Полагаю, что при таком неисчерпаемом изобилии всех представителей животного царства книге стихов г. Гумилева правильнее было бы именоваться не «Жемчуга», а «Зверинец», бояться которого, конечно, не следует, ибо и звери, и птицы — все, от пантеры до малейшей пичужки — сделаны автором из раскрашенного картона. И это, по-моему, безопаснее. Ибо за поддельных зверей и ответственности никакой не несешь. Совсем не то, что за фальшивые камни, особенно если питаешь тенденцию выдать их за настоящие жемчуга.
Рецензия В. Львова-Рогачевского (Василий Львович Рогачевский; 1873/74–1930), бывшего члена «Союза борьбы за освобождение рабочего класса», в настоящем — меньшевика, в конце жизни — советского литературоведа из «вульгарных социологов», очень похожа по тональности на рецензию Войтоловского:
Свои «Жемчуга» поэт Н. Гумилев посвящает своему учителю Валерию Брюсову, но смело он мог бы ее посвятить и многим другим — и Г. Гейне, и К. Бальмонту, и французским лирикам. У безглазой музы поэта хорошая память. Она плохо видит, но она хорошо запоминает. Размеры брюсовские, выражения бальмонтовские, грустная усмешка гейневская, экзотизм французский…
Есть у поэта Н. Гумилева стихотворение «Читатель книг», где он рассказывает, как любит «неутомимо плыть ручьями строк, в проливы глав вступать нетерпеливо»… Когда такой читатель книг становится писателем и продолжает «плыть ручьями строк», журчащими в книгах его «учителей», он легко может захлебнуться даже и в ручье…
Над его поэзией тяготеют как проклятье слова Верлена: «Все прочее — литература!» Поэзия Н. Гумилева — это «литература», но при этом литература, в которой хромает грамматика (Современный мир. 1911. № 5).
Иероним Ясинский в кругу семьи, 1910-е
Модернисты старшего поколения обвиняли своих оппонентов в ненависти к «новому искусству» как таковому. Но те к концу десятилетия сменили тактику. Настойчиво демонстрируя знание (весьма поверхностное) азбуки «декаданса», учтиво расшаркиваясь перед авторами, уже завоевавшими место в литературе, они направляли свое оружие против младшего поколения поэтов-модернистов. Обвинения в «нежизненности» и «неискренности» очень характерны. Также характерны разговоры о «подражательстве» — когда речь шла об эпигонах народнической беллетристики, таких упреков, как правило, не возникало. Возможно, и в данном случае книга Гумилева оказалась лишь поводом, — слишком уж много страсти и творчества, да и слов многовато вкладывают Войтоловский и Львов-Рогачевский в ее обличение. Но, должно быть, было в ней нечто, вызывавшее у известного рода критиков особенно сильное раздражение. Характерно, что действительно насквозь подражательный декадент Рославлев сердит Войтоловского меньше.

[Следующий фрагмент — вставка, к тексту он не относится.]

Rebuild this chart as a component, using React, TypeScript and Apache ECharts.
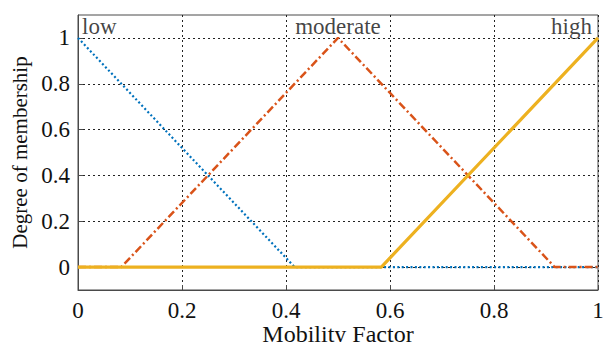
import React, { useEffect, useRef } from "react";
import * as echarts from "echarts";

// Membership functions of the mobility factor (breakpoints in x, membership in y)
const lowX = [0, 0.4167, 1];
const lowY = [1, 0, 0];
const moderateX = [0, 0.0833, 0.5, 0.9167, 1];
const moderateY = [0, 0, 1, 0, 0];
const highX = [0, 0.5833, 1];
const highY = [0, 0, 1];

const setNames = ["low", "moderate", "high"];
const setNameX = [0, 0.5, 1];

const tickValues = [0, 0.2, 0.4, 0.6, 0.8, 1];

const FONT = "'Liberation Serif', 'DejaVu Serif', serif";

const pairs = (xs: number[], ys: number[]) => xs.map((x, i) => [x, ys[i]]);

export default function App() {
  const ref = useRef<HTMLDivElement>(null);

  useEffect(() => {
    if (!ref.current) return;
    const chart = echarts.init(ref.current, undefined, { renderer: "svg" });
    const gridLine = { show: true, lineStyle: { color: "#222", width: 1, type: [2, 3] as any } };
    const axisLine = { show: true, onZero: false, lineStyle: { color: "#4a4a4a", width: 1 } };
    chart.setOption({
      animation: false,
      backgroundColor: "#fff",
      grid: {
        left: 78,
        right: 5,
        top: 15,
        bottom: 52,
        outerBoundsMode: "none",
        containLabel: false,
        show: true,
        borderColor: "#4a4a4a",
        borderWidth: 1,
      },
      xAxis: {
        type: "value",
        min: 0,
        max: 1,
        interval: 0.2,
        name: "Mobility Factor",
        nameLocation: "middle",
        nameGap: 32,
        nameMoveOverlap: false,
        nameTextStyle: { fontFamily: FONT, fontSize: 24, lineHeight: 24, color: "#111" },
        axisLine,
        axisTick: { show: true, inside: true, length: 5, lineStyle: { color: "#4a4a4a" } },
        axisLabel: {
          fontFamily: FONT,
          fontSize: 23,
          lineHeight: 20,
          color: "#111",
          margin: 10,
          formatter: (v: number) => String(Math.round(v * 10) / 10),
        },
        splitLine: gridLine,
      },
      yAxis: {
        type: "value",
        min: -0.1,
        max: 1.1,
        name: "Degree of membership",
        nameLocation: "middle",
        nameGap: 48,
        nameMoveOverlap: false,
        nameTextStyle: { fontFamily: FONT, fontSize: 21, color: "#111" },
        axisLine,
        axisTick: {
          show: true,
          inside: true,
          length: 5,
          customValues: tickValues,
          lineStyle: { color: "#4a4a4a" },
        },
        axisLabel: {
          fontFamily: FONT,
          fontSize: 23,
          color: "#111",
          margin: 8,
          customValues: tickValues,
          formatter: (v: number) => String(Math.round(v * 10) / 10),
        },
        splitLine: gridLine,
      },
      series: [
        {
          name: "low",
          type: "line",
          data: pairs(lowX, lowY),
          symbol: "none",
          lineStyle: { color: "#0072BD", width: 2.2, type: [2, 2.4] as any },
          z: 2,
        },
        {
          name: "moderate",
          type: "line",
          data: pairs(moderateX, moderateY),
          symbol: "none",
          lineStyle: { color: "#D95319", width: 2.5, type: [8, 3, 2, 3] as any },
          z: 3,
        },
        {
          name: "high",
          type: "line",
          data: pairs(highX, highY),
          symbol: "none",
          lineStyle: { color: "#EDB120", width: 3.2 },
          z: 4,
        },
        {
          type: "scatter",
          symbolSize: 0,
          z: 5,
          silent: true,
          data: setNames.map((n, i) => ({
            value: [setNameX[i], 1.1],
            name: n,
            label: {
              position: i === 0 ? [4, 0] : i === 1 ? [0, 0] : [-6, 0],
              align: i === 0 ? "left" : i === 1 ? "center" : "right",
            },
          })),
          label: {
            show: true,
            formatter: (p: any) => p.name,
            verticalAlign: "top",
            fontFamily: FONT,
            fontSize: 23,
            color: "#111",
          },
        },
      ],
    });
    return () => chart.dispose();
  }, []);

  return (
    <div
      ref={ref}
      style={{ position: "fixed", left: 0, top: 0, width: 603, height: 342 }}
    />
  );
}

Еще одна неблагожелательная рецензия, подписанная Росмер, появилась в газете «Против течения» (1910. 3 декабря. № 8). Псевдонимом этим обычно пользовался Василий Гиппиус (1890–1942), будущий член Цеха поэтов. Гораздо любопытнее, впрочем, версия Н. А. Богомолова, согласно которой в данном случае под именем Росмер выступил Сергей Городецкий, который всего через год станет, хоть и ненадолго, ближайшим соратником Гумилева. Характерный критический стиль Городецкого и впрямь можно усмотреть в рецензии; можно прочитать ее и как «ответ» на гумилевский отзыв о «Руси» — напомним, что автор «Писем о русской поэзии» упрекал Городецкого за нежелание всерьез изучать секреты поэтического ремесла.